I came into Kakushigoto hoping it would be a lightweight feel-good slice-of-life father/daughter comedy. Yet every time it jumps to a future where an 18-year-old Hime has apparently lost her father pushes it into striaght-up drama territory. Everything in the present and 10-year-old Hime exhibits a thin layer of wistfulness, lending even mundane or comedic scenes more emotional weight, like the shading of a manga frame.

This week only begins (and doesn’t end) with a time leap, so we can still ease into the present-day slice-of-lifeness. But we learn something definitively that I had been suspecting: the house at the top of the hill is the exact same plan as the one 10-year-old Hime lived in. Kakushi apparently had a copy of the house built to the exact specs of the older one…where perhaps he and his wife lived before Hime?

In Mangaland, Kakushi’s entire staff has injuries, a stroke of bad luck and coincidence, so his editor hires a substitute replacement. The regular assistants are impressed with his speed and efficiency, but Kakushi deems him “too efficient” for an assistant.

That confuses them at first—how could an assistant be too fast and efficient?—until they find that assistant published his first work. Once an assistant has reached a certain level of skill, there’s nothing stopping them from striking out on their own, without even mentioning how he worked for Kakushi for a few days or so!

As for the curious design of the house, Hime’s friends wonder out loud if Hime and her dad are poor (of course, one of them has an elevator and concierge in her house, so wealth is surely relative). Hime had never thought about finances before, but takes it upon herself to pinch every penny.
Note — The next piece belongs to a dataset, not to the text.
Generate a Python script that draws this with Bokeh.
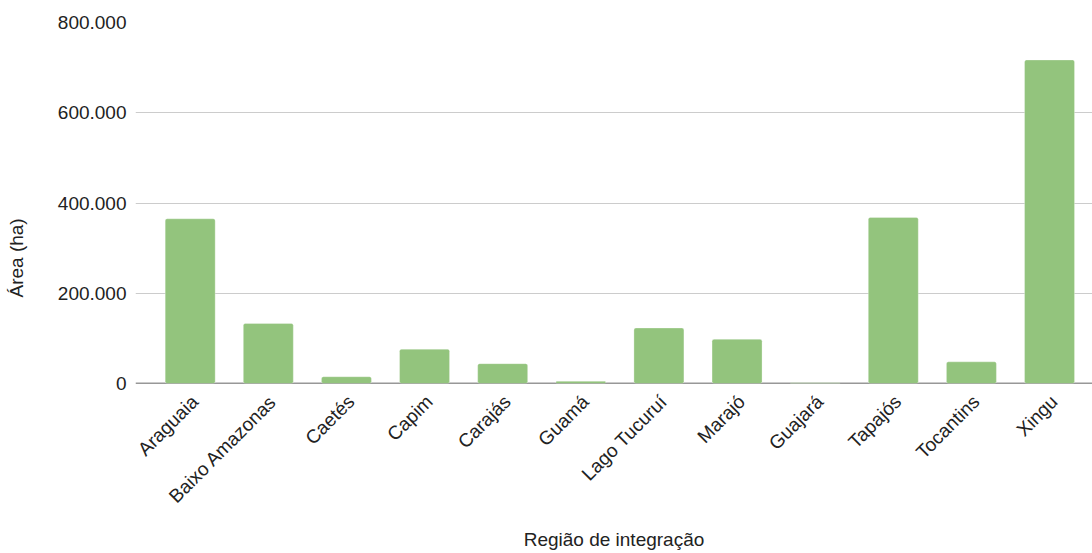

Kakushi comes home on a hot summer day to find the A/C suspiciously turned off and Hime pressing her body against the nice, cool floor. He proceeds to tell her he makes far more than the average salaryman, almost betaying that he’s not really a salaryman before recovering and saying he’s more like upper middle management. He also almost explains why the house looks the way it does, but stops himself.

Since Hime found not only clothes but age-appropriate cooking recipes in her 10-year-old box (her mom really went the extra mile), Kakushi allows Hime to cook with the housekeeper. Turns out the housekeeper is from Indonesia, and so puts an Indonesian flair on the recipe. This mirrors a situation at work where the studio is digitized and they receive a rainy day from a remote artist, only it’s an Indonesian day, not a Japanese one.

Hime’s school sports festival arrives, and Kakushi tries to get himself in shape should he have to do anything athletic. There’s a fun bit discussing the various muscle groups used while reading manga. Then he has trouble drawing a high school girl character aspiring to be an idol, only to come home and find a high school girl aspiring to be an idol in his house, the guest of her first-ever fan, Hime.

The girl, Senda Naru, is so surprised that an adult (and a man) is so eager to hear her story (because Kakushi needs material for his manga), that by the time they part ways she’s developed a bit of a thing for him. She won’t be the first!

As Kakushi openly expresses his worries about his daughter not having a mother around, he inadvertently compliments both his cooking teacher You and the local florist Kumi. When the clothier sells his salaryman disguise and he has to go out in public in white tie like a groom, he runs into Rokujou, who assumes he’s proposing and wigs out.

By the time the festival rolls around, Hime has an entire cheering section composed of her dad, and his rather sudden but diverse harem: You, Kumi, Rokujou (who turns into a demon when she sees Kakushi with the other women), and the aspiring idol Naru. Yet Hime is more bemused than appreciative; for all of Kakushi’s worries, Hime isn’t missing a mother in the slightest. If anything, she’d rather spend more time with just him!

The fact she’s so naturally mature about these things at ten years old (not to mention how quickly she learns how to clean and cook) makes be believe that despite having neither parent alive, 18-year-old Hime is going to be just fine. That means Kakushi did a great job, despite his insecurities … which makes the time leaps a little less sad.